Quick update on the O'Reilly web 2.0 piece. One thing missing : the blogroll. While O'Reilly definitely gets TheFlowInternet and the importance of RSS when he talks about blogs, he doesn't mention the importance of the blogroll as the other important factor in weaving together the blogosphere as social network.
In fact web 2.0 doesn't mention Friendster, Tribe or Orkut at all. Are social networking sites dead? Perhaps a case can be made that they're the last gasp of web 1.0 with their centralized databases, somehow failing to make the magic of web 2.0 work? Particularly Friendster with it's dumb, old-fashioned attitudes (no fakesters, firing bloggers) etc.
What's the web 2.0 role for YASNS? Or are they going to be eaten alive by a swarm of niche FOAF applications?

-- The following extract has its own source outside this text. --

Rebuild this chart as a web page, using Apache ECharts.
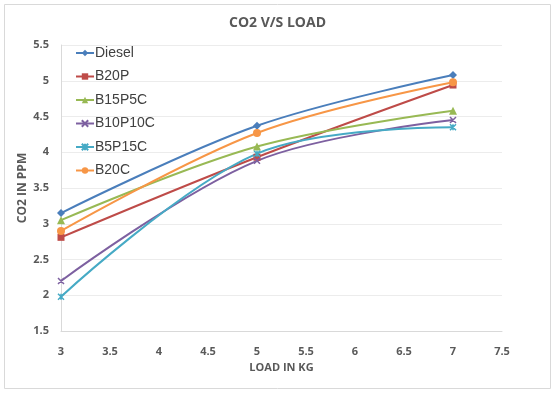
<!DOCTYPE html>
<html>
<head>
<meta charset="utf-8">
<script src="https://cdn.jsdelivr.net/npm/echarts@6/dist/echarts.min.js"></script>
<style>
  html, body { margin: 0; padding: 0; background: #fff; }
  #chart { width: 555px; height: 394px; }
</style>
</head>
<body>
<div id="chart"></div>
<script>
// data
const loads = [3, 5, 7];
const diesel = [3.15, 4.37, 5.08];
const b20p = [2.81, 3.93, 4.94];
const b15p5c = [3.05, 4.08, 4.58];
const b10p10c = [2.2, 3.88, 4.45];
const b5p15c = [1.98, 3.98, 4.35];
const b20c = [2.9, 4.27, 4.98];

const xPath = 'path://M0,0 L10,10 M10,0 L0,10 Z';
const starPath = 'path://M0,0L10,10M10,0L0,10M5,0L5,10Z';

function mk(name, vals, color, symbol, size) {
  return {
    name: name,
    type: 'line',
    smooth: 0.35,
    data: loads.map((x, i) => [x, vals[i]]),
    symbol: symbol,
    symbolSize: size,
    lineStyle: { width: 2, color: color },
    itemStyle: { color: color, borderColor: color, borderWidth: symbol.indexOf('path') === 0 ? 1.5 : 0 },
    emphasis: { disabled: true }
  };
}

const chart = echarts.init(document.getElementById('chart'));
chart.setOption({
  animation: false,
  graphic: [{
    type: 'rect',
    shape: { x: 4.5, y: 4.5, width: 546, height: 384 },
    style: { fill: 'none', stroke: '#d9d9d9', lineWidth: 1 }
  }],
  title: {
    text: 'CO2 V/S LOAD',
    left: 'center',
    top: 11,
    textStyle: { fontFamily: 'Open Sans', fontSize: 14, fontWeight: 'bold', color: '#595959' }
  },
  legend: {
    orient: 'vertical',
    left: 70,
    top: 41,
    itemWidth: 18,
    itemHeight: 8,
    itemGap: 9.5,
    textStyle: { fontFamily: 'Liberation Sans', fontSize: 14, color: '#404040', padding: [0, 0, 0, -4] },
    data: ['Diesel', 'B20P', 'B15P5C', 'B10P10C', 'B5P15C', 'B20C']
  },
  grid: { left: 61, right: 53, top: 45, bottom: 63 },
  xAxis: {
    type: 'value',
    min: 3,
    max: 7.5,
    interval: 0.5,
    name: 'LOAD IN KG',
    nameLocation: 'middle',
    nameGap: 31,
    nameTextStyle: { fontFamily: 'Open Sans', fontSize: 11, fontWeight: 'bold', color: '#595959' },
    axisLine: { show: true, lineStyle: { color: '#d9d9d9' } },
    axisTick: { show: false },
    splitLine: { show: false },
    axisLabel: { fontFamily: 'Open Sans', fontSize: 11, fontWeight: 'bold', color: '#595959', margin: 15 }
  },
  yAxis: {
    type: 'value',
    min: 1.5,
    max: 5.5,
    interval: 0.5,
    name: 'CO2 IN PPM',
    nameLocation: 'middle',
    nameGap: 32,
    nameMoveOverlap: false,
    nameTextStyle: { fontFamily: 'Open Sans', fontSize: 12, fontWeight: 'bold', color: '#595959' },
    axisLine: { show: true, lineStyle: { color: '#d9d9d9' } },
    axisTick: { show: false },
    splitLine: { show: true, lineStyle: { color: '#ececec' } },
    axisLabel: { fontFamily: 'Open Sans', fontSize: 11, fontWeight: 'bold', color: '#595959', margin: 12 }
  },
  series: [
    mk('Diesel', diesel, '#4a7ebb', 'diamond', 8),
    mk('B20P', b20p, '#be4b48', 'rect', 7),
    mk('B15P5C', b15p5c, '#98b954', 'triangle', 8),
    mk('B10P10C', b10p10c, '#7d60a0', xPath, 6),
    mk('B5P15C', b5p15c, '#46aac5', starPath, 6),
    mk('B20C', b20c, '#f79646', 'circle', 8)
  ]
});
</script>
</body>
</html>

The blogroll was the original "wear your social network in public" phenomenon. Is it the original FOAF? Like FOAF, the blogroll was distributed rather than centralized. And available to anyone to read. What does the formal, RDFness of FOAF do that the blogroll didn't? What can FOAF apps learn from the blogroll?
1 comment:
I know. (I'm English too.)
Nevertheless, I like the term - its derivation is from the American slang "logrolling". I'm so used to it I never notice the bog-roll connection; though my mother, who's explaining some of this stuff to the University of the Third Age, says her students found it hilarious.
I think the word "blog" is much uglier ... and everyone got used to that.
ps : yep, a lot of Phil Joneses. But today I'm number two on Google! Result!